>> Start

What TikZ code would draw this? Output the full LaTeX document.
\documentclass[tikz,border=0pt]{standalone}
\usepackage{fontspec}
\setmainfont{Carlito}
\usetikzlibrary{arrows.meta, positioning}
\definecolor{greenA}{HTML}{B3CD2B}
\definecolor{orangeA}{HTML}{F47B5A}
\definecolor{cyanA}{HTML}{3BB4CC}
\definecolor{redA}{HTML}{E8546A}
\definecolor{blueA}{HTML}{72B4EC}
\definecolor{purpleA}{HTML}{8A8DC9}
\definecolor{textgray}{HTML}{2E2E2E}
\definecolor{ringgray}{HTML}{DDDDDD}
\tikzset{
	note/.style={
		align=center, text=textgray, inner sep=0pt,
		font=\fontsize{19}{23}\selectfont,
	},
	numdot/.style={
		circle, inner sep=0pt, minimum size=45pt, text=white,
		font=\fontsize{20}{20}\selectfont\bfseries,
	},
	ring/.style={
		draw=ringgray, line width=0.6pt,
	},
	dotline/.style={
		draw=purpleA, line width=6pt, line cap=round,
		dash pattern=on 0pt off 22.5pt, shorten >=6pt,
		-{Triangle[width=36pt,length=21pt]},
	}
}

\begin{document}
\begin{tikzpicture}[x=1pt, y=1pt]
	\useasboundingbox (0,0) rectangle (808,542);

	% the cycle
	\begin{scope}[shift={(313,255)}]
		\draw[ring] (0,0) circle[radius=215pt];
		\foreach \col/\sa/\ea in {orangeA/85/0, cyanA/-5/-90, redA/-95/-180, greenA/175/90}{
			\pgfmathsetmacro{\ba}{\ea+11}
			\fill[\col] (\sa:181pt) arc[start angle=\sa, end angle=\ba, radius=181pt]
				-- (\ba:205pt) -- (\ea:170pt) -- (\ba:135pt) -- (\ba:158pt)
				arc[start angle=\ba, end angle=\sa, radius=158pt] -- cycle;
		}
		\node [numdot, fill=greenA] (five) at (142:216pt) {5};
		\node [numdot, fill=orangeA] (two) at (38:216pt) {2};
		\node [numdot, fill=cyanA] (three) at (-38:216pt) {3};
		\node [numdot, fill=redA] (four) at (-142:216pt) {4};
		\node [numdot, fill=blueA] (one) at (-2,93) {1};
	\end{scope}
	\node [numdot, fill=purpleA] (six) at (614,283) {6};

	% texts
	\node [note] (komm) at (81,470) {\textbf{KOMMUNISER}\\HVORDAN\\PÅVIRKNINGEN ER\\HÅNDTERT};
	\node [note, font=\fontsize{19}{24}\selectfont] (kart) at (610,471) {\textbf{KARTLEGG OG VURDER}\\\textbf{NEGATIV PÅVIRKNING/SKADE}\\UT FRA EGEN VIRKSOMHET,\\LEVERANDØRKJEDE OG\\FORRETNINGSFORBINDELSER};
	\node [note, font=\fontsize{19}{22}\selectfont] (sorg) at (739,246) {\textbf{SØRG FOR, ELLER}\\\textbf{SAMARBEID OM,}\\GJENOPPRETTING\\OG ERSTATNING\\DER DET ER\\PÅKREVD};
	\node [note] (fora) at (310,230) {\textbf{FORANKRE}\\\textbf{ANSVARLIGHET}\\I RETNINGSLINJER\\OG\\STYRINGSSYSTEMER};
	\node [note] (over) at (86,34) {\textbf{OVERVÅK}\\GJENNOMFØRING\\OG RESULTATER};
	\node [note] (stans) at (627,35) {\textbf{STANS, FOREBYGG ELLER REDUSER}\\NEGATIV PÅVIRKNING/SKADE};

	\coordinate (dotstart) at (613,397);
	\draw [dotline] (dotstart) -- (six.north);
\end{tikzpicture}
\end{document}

>> End

Quote exactly the opening line of the material above and every line after it, up to and including the line that contains "(0,0) rectangle (808,542);".

> _EXERCISE OUTPUT_:
What TikZ code would draw this? Output the full LaTeX document.
\documentclass[tikz,border=0pt]{standalone}
\usepackage{fontspec}
\setmainfont{Carlito}
\usetikzlibrary{arrows.meta, positioning}
\definecolor{greenA}{HTML}{B3CD2B}
\definecolor{orangeA}{HTML}{F47B5A}
\definecolor{cyanA}{HTML}{3BB4CC}
\definecolor{redA}{HTML}{E8546A}
\definecolor{blueA}{HTML}{72B4EC}
\definecolor{purpleA}{HTML}{8A8DC9}
\definecolor{textgray}{HTML}{2E2E2E}
\definecolor{ringgray}{HTML}{DDDDDD}
\tikzset{
	note/.style={
		align=center, text=textgray, inner sep=0pt,
		font=\fontsize{19}{23}\selectfont,
	},
	numdot/.style={
		circle, inner sep=0pt, minimum size=45pt, text=white,
		font=\fontsize{20}{20}\selectfont\bfseries,
	},
	ring/.style={
		draw=ringgray, line width=0.6pt,
	},
	dotline/.style={
		draw=purpleA, line width=6pt, line cap=round,
		dash pattern=on 0pt off 22.5pt, shorten >=6pt,
		-{Triangle[width=36pt,length=21pt]},
	}
}

\begin{document}
\begin{tikzpicture}[x=1pt, y=1pt]
	\useasboundingbox (0,0) rectangle (808,542);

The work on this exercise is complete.